Legendary actions that allow movement can be thought of similarly, if they're not teleports.

5e has separate rules for chase scenarios where the basic assumption is that you're putting most of your focus on movement and aren't having to maintain 360 situational awareness and defend yourself. Rogues aren't (in my understanding) supposed to be 50% faster than other classes (3x their speed instead of 2x) in general sprinting, like in an athletics competition like a 400m race (1 lap around a track, 1312 ft). (Athletics is the name of the track & field event category at the Olympics etc.; not a coincidence that D&D has a skill of that name.) Possibly over shorter distances like 100m (328 ft) where fatigue isn't a factor, it makes narrative sense for a rogue to have some advantage over a wizard (without using magic) even if both have the same Con score and same Str(Athletics) modifier. But you could really go either way on this.

Anyway, you don't have to use combat movement rules outside of combat, for example you could roll athletics checks for a sprint race, or Con(Athletics) over longer races like the 1500m or marathon. Combat movement rules are a reasonable default most of the time, though, since consistent gameplay is usually more important than realism of characters sprinting to join a combat that starts some distance away from them.
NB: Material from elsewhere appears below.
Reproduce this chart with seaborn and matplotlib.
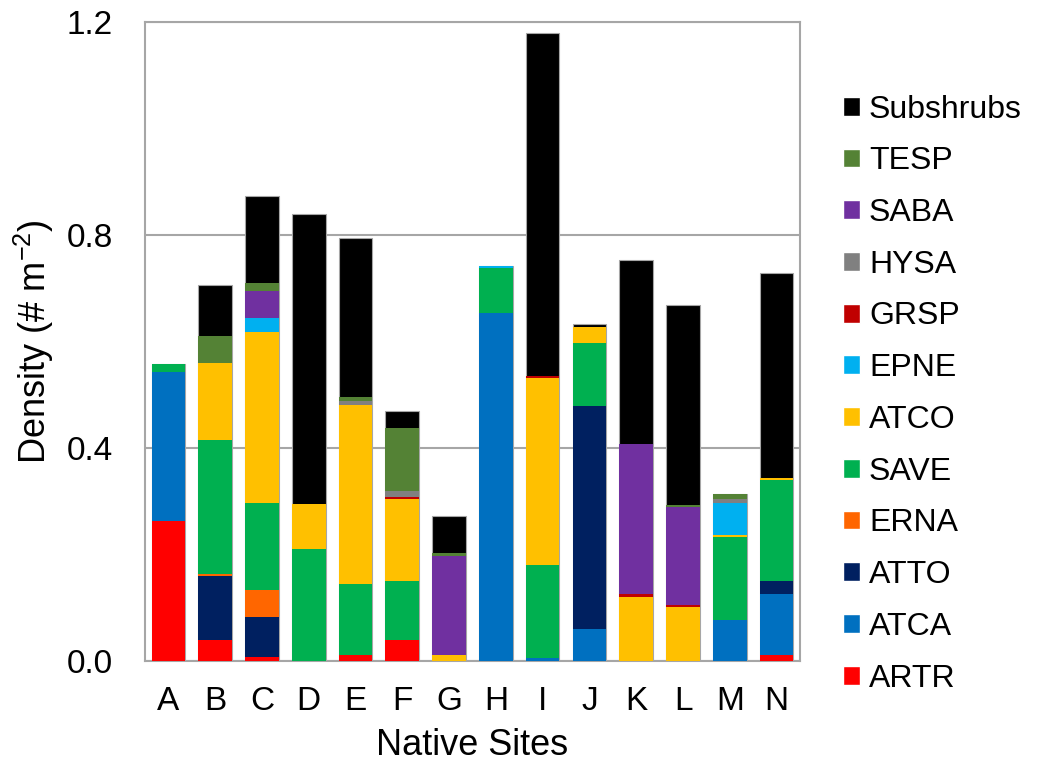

(The DM should create a scenario balanced around the movement rules they're actually going to use, i.e. standard combat movement, so the PCs or extra enemies can arrive at a suitably dramatic moment if that's the desired outcome. Then the narrative in people's heads is still of PCs fully sprinting to help, even though their movement speeds were only 60 ft/round (10ft/sec = 11 km/hour) for most of them, from movement+dash. According to https://marathonhandbook.com/average-human-sprint-speed/, "most non-elite adult runners can sprint 100m" in 12-20 seconds, for a speed of 18 to 30 km/h. (It's unclear if by "runners", they mean people who regularly run for exercise, but maybe.) That's 98.4 to 164 ft/round. Of course, that's fully unencumbered, wearing modern running shoes. Realism and simplicity of game mechanics are often at odds.)